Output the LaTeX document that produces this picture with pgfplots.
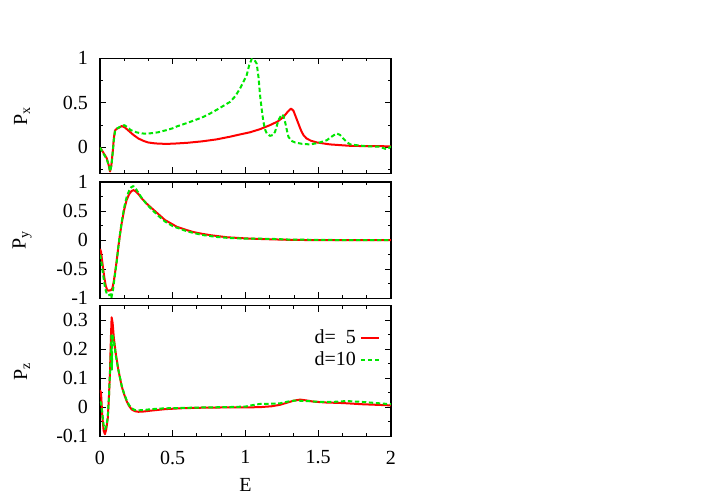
\documentclass[border=0pt]{standalone}
\usepackage{fontspec}
\setmainfont{Liberation Serif}
\usepackage{pgfplots}
\pgfplotsset{compat=1.18}
\definecolor{gpred}{RGB}{255,0,0}
\definecolor{gpgreen}{RGB}{0,230,0}
\pgfplotsset{
  panel/.style={
    scale only axis, width=145.5pt, xmin=0, xmax=2,
    xtick={0,0.5,1,1.5,2}, minor x tick num=2,
    tick align=inside,
    major tick length=3pt, minor tick length=1.5pt,
    tick style={black, line width=0.5pt},
    axis line style={line width=0.6pt},
    /pgf/number format/assume math mode=true,
    yticklabel style={xshift=-2.5pt},
    xticklabel style={yshift=-3.6pt},
    ylabel style={at={(axis description cs:-0.268,0.5)}, anchor=center},
    clip=true,
  },
  redline/.style={color=gpred, line width=1pt, line join=round},
  greenline/.style={color=gpgreen, line width=1pt, dash pattern=on 2.2pt off 1.3pt, line join=round},
}
\begin{document}
\begin{tikzpicture}
\useasboundingbox (0,0) rectangle (354pt,248pt);
% Panel 1: Px
\begin{axis}[panel, at={(50pt,161.35pt)}, anchor=south west, height=57.5pt,
  ymin=-0.29, ymax=1, ytick={0,0.5,1}, minor ytick={-0.25,0.25,0.75},
  xticklabels={}, ylabel={P\textsubscript{x}}]
\addplot[redline] coordinates {
(0,0) (0.02,-0.05) (0.046,-0.12) (0.06,-0.2) (0.069,-0.27) (0.078,-0.2) (0.088,-0.04) (0.095,0.1) (0.103,0.19) (0.115,0.21) (0.13,0.22) (0.149,0.24) (0.17,0.225) (0.195,0.19) (0.23,0.14) (0.264,0.10) (0.3,0.073) (0.33,0.056) (0.38,0.045) (0.447,0.04) (0.5,0.042) (0.6,0.052) (0.7,0.068) (0.8,0.09) (0.893,0.12) (0.96,0.145) (1.031,0.17) (1.1,0.205) (1.168,0.25) (1.22,0.29) (1.26,0.34) (1.29,0.40) (1.313,0.437) (1.33,0.41) (1.35,0.325) (1.37,0.24) (1.386,0.175) (1.40,0.135) (1.42,0.10) (1.45,0.075) (1.49,0.056) (1.58,0.034) (1.72,0.018) (1.85,0.014) (2.0,0.013)
};
\addplot[greenline] coordinates {
(0,0) (0.02,-0.06) (0.046,-0.13) (0.06,-0.2) (0.07,-0.27) (0.079,-0.2) (0.088,-0.05) (0.095,0.08) (0.103,0.18) (0.115,0.21) (0.13,0.225) (0.15,0.24) (0.167,0.25) (0.19,0.225) (0.21,0.195) (0.25,0.17) (0.287,0.157) (0.32,0.155) (0.355,0.16) (0.4,0.17) (0.447,0.19) (0.5,0.215) (0.527,0.235) (0.6,0.275) (0.7,0.335) (0.756,0.38) (0.8,0.42) (0.893,0.51) (0.93,0.575) (0.962,0.66) (0.99,0.75) (1.008,0.81) (1.025,0.92) (1.042,0.99) (1.06,0.985) (1.077,0.94) (1.09,0.78) (1.1,0.586) (1.112,0.42) (1.123,0.287) (1.135,0.2) (1.146,0.157) (1.168,0.13) (1.19,0.14) (1.203,0.175) (1.215,0.24) (1.226,0.305) (1.249,0.37) (1.26,0.355) (1.272,0.287) (1.285,0.19) (1.295,0.12) (1.315,0.075) (1.34,0.056) (1.39,0.04) (1.443,0.034) (1.5,0.05) (1.558,0.08) (1.6,0.13) (1.627,0.157) (1.65,0.14) (1.672,0.10) (1.7,0.055) (1.72,0.034) (1.79,0.02) (1.85,0.012) (1.92,0.008) (1.96,-0.015) (1.975,-0.02) (1.99,0) (2.0,0.01)
};
\end{axis}
% Panel 2: Py
\begin{axis}[panel, at={(50pt,98.85pt)}, anchor=south west, height=58.15pt,
  ymin=-1, ymax=1, ytick={-1,-0.5,0,0.5,1}, minor ytick={-0.75,-0.25,0.25,0.75},
  xticklabels={}, ylabel={P\textsubscript{y}}]
\addplot[redline] coordinates {
(0,-0.15) (0.007,-0.2) (0.015,-0.36) (0.023,-0.52) (0.031,-0.66) (0.039,-0.78) (0.048,-0.85) (0.057,-0.87) (0.066,-0.865) (0.076,-0.86) (0.085,-0.83) (0.094,-0.72) (0.103,-0.57) (0.115,-0.35) (0.126,-0.115) (0.137,0.09) (0.149,0.29) (0.166,0.52) (0.183,0.69) (0.2,0.79) (0.215,0.84) (0.229,0.86) (0.245,0.84) (0.265,0.79) (0.286,0.72) (0.32,0.63) (0.355,0.55) (0.4,0.45) (0.447,0.345) (0.5,0.27) (0.527,0.23) (0.6,0.17) (0.64,0.14) (0.7,0.11) (0.756,0.086) (0.87,0.05) (1.0,0.03) (1.1,0.02) (1.3,0.005) (1.5,0) (1.7,0) (2,0)
};
\addplot[greenline] coordinates {
(0,-0.25) (0.007,-0.33) (0.015,-0.48) (0.023,-0.62) (0.031,-0.76) (0.039,-0.86) (0.048,-0.93) (0.057,-0.95) (0.066,-0.94) (0.072,-0.93) (0.078,-1.0) (0.083,-0.93) (0.09,-0.85) (0.1,-0.65) (0.115,-0.37) (0.126,-0.12) (0.137,0.1) (0.149,0.31) (0.166,0.56) (0.183,0.74) (0.2,0.85) (0.215,0.91) (0.229,0.93) (0.245,0.89) (0.265,0.81) (0.286,0.73) (0.32,0.62) (0.355,0.53) (0.4,0.42) (0.447,0.32) (0.5,0.24) (0.6,0.15) (0.7,0.09) (0.8,0.055) (0.9,0.035) (1.0,0.025) (1.1,0.025) (1.2,0.02) (1.3,0.01) (1.5,0.005) (1.7,0) (2,0)
};
\end{axis}
% Panel 3: Pz
\begin{axis}[panel, at={(50pt,29.75pt)}, anchor=south west, height=65.4pt,
  ymin=-0.1, ymax=0.35, ytick={-0.1,0,0.1,0.2,0.3}, minor ytick={-0.05,0.05,0.15,0.25},
  ylabel={P\textsubscript{z}}, xlabel={E},
  xlabel style={at={(axis description cs:0.5,-0.371)}, anchor=center},
  legend cell align=right, legend plot pos=right,
  legend image code/.code={\draw[#1] (0pt,0pt) -- (9.2pt,0pt);},
  legend style={draw=none, fill=none, at={(axis description cs:0.985,0.88)}, anchor=north east, row sep=-1.5pt}]
\addplot[redline] coordinates {
(0,0.06) (0.007,0.05) (0.016,-0.03) (0.025,-0.08) (0.034,-0.092) (0.043,-0.075) (0.053,-0.04) (0.061,0.03) (0.069,0.13) (0.075,0.24) (0.08,0.31) (0.087,0.29) (0.095,0.24) (0.108,0.187) (0.126,0.13) (0.149,0.073) (0.166,0.045) (0.183,0.022) (0.2,0.005) (0.218,-0.007) (0.24,-0.013) (0.264,-0.015) (0.3,-0.014) (0.35,-0.011) (0.447,-0.006) (0.55,-0.003) (0.7,-0.001) (0.87,0) (1.0,0) (1.1,0.001) (1.18,0.004) (1.237,0.009) (1.29,0.017) (1.33,0.023) (1.375,0.027) (1.42,0.024) (1.466,0.02) (1.55,0.017) (1.67,0.015) (1.8,0.011) (1.9,0.009) (2.0,0.007)
};
\addlegendentry{d=\hphantom{0}5}
\addplot[greenline] coordinates {
(0,0.02) (0.007,0.016) (0.016,-0.02) (0.025,-0.06) (0.034,-0.075) (0.043,-0.065) (0.053,-0.035) (0.061,0.03) (0.069,0.12) (0.075,0.2) (0.079,0.255) (0.082,0.13) (0.085,0.25) (0.09,0.24) (0.098,0.22) (0.108,0.18) (0.126,0.13) (0.149,0.075) (0.166,0.047) (0.183,0.025) (0.2,0.008) (0.218,-0.003) (0.24,-0.009) (0.264,-0.01) (0.3,-0.009) (0.35,-0.006) (0.447,-0.003) (0.55,-0.002) (0.7,0) (0.87,0.001) (1.0,0.003) (1.05,0.008) (1.1,0.012) (1.2,0.013) (1.237,0.014) (1.29,0.02) (1.33,0.023) (1.375,0.023) (1.42,0.022) (1.51,0.019) (1.6,0.019) (1.695,0.022) (1.8,0.019) (1.9,0.015) (2.0,0.011)
};
\addlegendentry{d=10}
\end{axis}
\end{tikzpicture}
\end{document}
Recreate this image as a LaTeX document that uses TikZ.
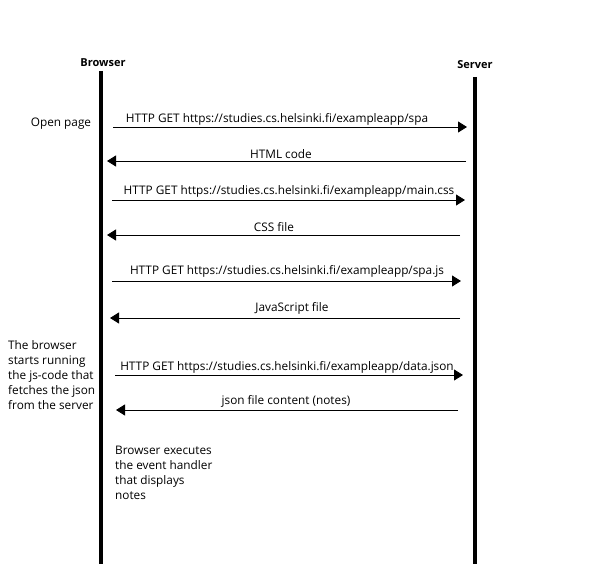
\documentclass[tikz,border=0pt]{standalone}
\usepackage{fontspec}
\setmainfont{Open Sans}
\usetikzlibrary{arrows.meta}
\begin{document}
\begin{tikzpicture}[x=1pt,y=-1pt,
  life/.style={line width=4pt},
  msg/.style={line width=0.9pt,-{Triangle[length=9pt,width=11pt]}},
  lbl/.style={font=\fontsize{11.8}{15}\selectfont,inner sep=0pt},
  head/.style={font=\fontsize{11}{14}\selectfont\bfseries,inner sep=0pt},
  note/.style={font=\fontsize{11.8}{15}\selectfont,inner sep=0pt,align=left,anchor=north west}]
\useasboundingbox[fill=white] (0,0) rectangle (601,564);
% lifelines
\node[head] (bh) at (103,63) {Browser};
\node[head] (sh) at (475,65) {Server};
\coordinate (bt) at (101,71);
\coordinate (bb) at (101,564);
\coordinate (st) at (475,77);
\coordinate (sb) at (475,564);
\draw[life] (bt) -- (bb);
\draw[life] (st) -- (sb);
% messages
\coordinate (a1s) at (113,127); \coordinate (a1e) at (467,127);
\coordinate (a2s) at (466,161); \coordinate (a2e) at (107,161);
\coordinate (a3s) at (112,200); \coordinate (a3e) at (465,200);
\coordinate (a4s) at (460,235); \coordinate (a4e) at (107,235);
\coordinate (a5s) at (112,281); \coordinate (a5e) at (461,281);
\coordinate (a6s) at (460,318); \coordinate (a6e) at (110,318);
\coordinate (a7s) at (115,375); \coordinate (a7e) at (463,375);
\coordinate (a8s) at (458,410); \coordinate (a8e) at (116,410);
\draw[msg] (a1s) -- (a1e);
\draw[msg] (a2s) -- (a2e);
\draw[msg] (a3s) -- (a3e);
\draw[msg] (a4s) -- (a4e);
\draw[msg] (a5s) -- (a5e);
\draw[msg] (a6s) -- (a6e);
\draw[msg] (a7s) -- (a7e);
\draw[msg] (a8s) -- (a8e);
\node[lbl] (l1) at (277,119) {HTTP GET https://studies.cs.helsinki.fi/exampleapp/spa};
\node[lbl] (l2) at (281,154) {HTML code};
\node[lbl] (l3) at (289,191) {HTTP GET https://studies.cs.helsinki.fi/exampleapp/main.css};
\node[lbl] (l4) at (274,227) {CSS file};
\node[lbl] (l5) at (287,271) {HTTP GET https://studies.cs.helsinki.fi/exampleapp/spa.js};
\node[lbl] (l6) at (292,308) {JavaScript file};
\node[lbl] (l7) at (287,367) {HTTP GET https://studies.cs.helsinki.fi/exampleapp/data.json};
\node[lbl] (l8) at (286,401) {json file content (notes)};
% notes
\node[lbl] (n1) at (61,124) {Open page};
\node[note] (n2) at (8,340) {The browser\\starts running\\the js-code that\\fetches the json\\from the server};
\node[note] (n3) at (115,446) {Browser executes\\the event handler\\that displays\\notes};
\end{tikzpicture}
\end{document}
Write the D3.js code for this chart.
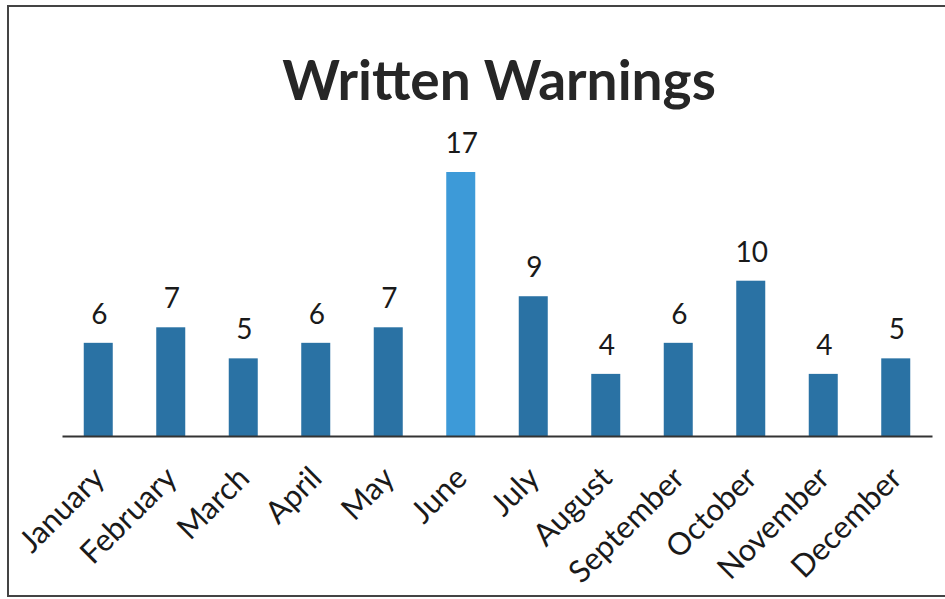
<!DOCTYPE html>
<html><head><meta charset="utf-8">
<script src="https://cdn.jsdelivr.net/npm/d3@7"></script>
<style>body{margin:0;background:#fff}svg{display:block}</style>
</head><body>
<svg id="c" width="945" height="599"></svg>
<script>
const months = ["January","February","March","April","May","June","July","August","September","October","November","December"];
const warnings = [6,7,5,6,7,17,9,4,6,10,4,5];
const highlight = ["June"];
const title = "Written Warnings";

const svg = d3.select("#c");
const font = "Lato, 'Open Sans', sans-serif";
const baseY = 436;

// frame
svg.append("rect").attr("x",8).attr("y",6).attr("width",950).attr("height",590)
  .attr("fill","none").attr("stroke","#444").attr("stroke-width",2);

const x = d3.scaleBand().domain(months).range([62,932]).paddingInner(0.6).paddingOuter(0.3);
const y = d3.scaleLinear().domain([0,17]).range([baseY,172]);

svg.append("text").attr("x",499).attr("y",100).attr("text-anchor","middle")
  .attr("font-family",font).attr("font-weight",700).attr("font-size",55)
  .attr("fill","#262626").text(title);

svg.selectAll("rect.bar").data(months).join("rect").attr("class","bar")
  .attr("x",d=>x(d)).attr("width",x.bandwidth())
  .attr("y",(d,i)=>y(warnings[i])).attr("height",(d,i)=>baseY-y(warnings[i]))
  .attr("fill",d=>highlight.includes(d)?"#3d9ad8":"#2a72a4");

svg.selectAll("text.val").data(months).join("text").attr("class","val")
  .attr("x",d=>x(d)+x.bandwidth()/2+1).attr("y",(d,i)=>y(warnings[i])-19)
  .attr("text-anchor","middle").attr("font-family",font).attr("font-size",28)
  .attr("fill","#1a1a1a").text((d,i)=>warnings[i]);

const axis = d3.axisBottom(x).tickSize(0).tickPadding(0);
const g = svg.append("g").attr("transform",`translate(0,${baseY})`).call(axis);
g.select(".domain").attr("stroke","#333").attr("stroke-width",2);
g.selectAll(".tick text").attr("font-family",font).attr("font-size",31).attr("fill","#1a1a1a")
  .attr("text-anchor","end").attr("dy",null).attr("y",0)
  .attr("transform","translate(8,44) rotate(-45)");
</script>
</body></html>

•••

§ **WORK TO BE COMPLETED**: Give again, exactly as written above, every line from the one holding "Write the D3.js code for this chart." to the one holding "const baseY = 436;", with both ends kept and the pictures left out.

§ **COMPLETED TASK**:
Write the D3.js code for this chart.
<!DOCTYPE html>
<html><head><meta charset="utf-8">
<script src="https://cdn.jsdelivr.net/npm/d3@7"></script>
<style>body{margin:0;background:#fff}svg{display:block}</style>
</head><body>
<svg id="c" width="945" height="599"></svg>
<script>
const months = ["January","February","March","April","May","June","July","August","September","October","November","December"];
const warnings = [6,7,5,6,7,17,9,4,6,10,4,5];
const highlight = ["June"];
const title = "Written Warnings";

const svg = d3.select("#c");
const font = "Lato, 'Open Sans', sans-serif";
const baseY = 436;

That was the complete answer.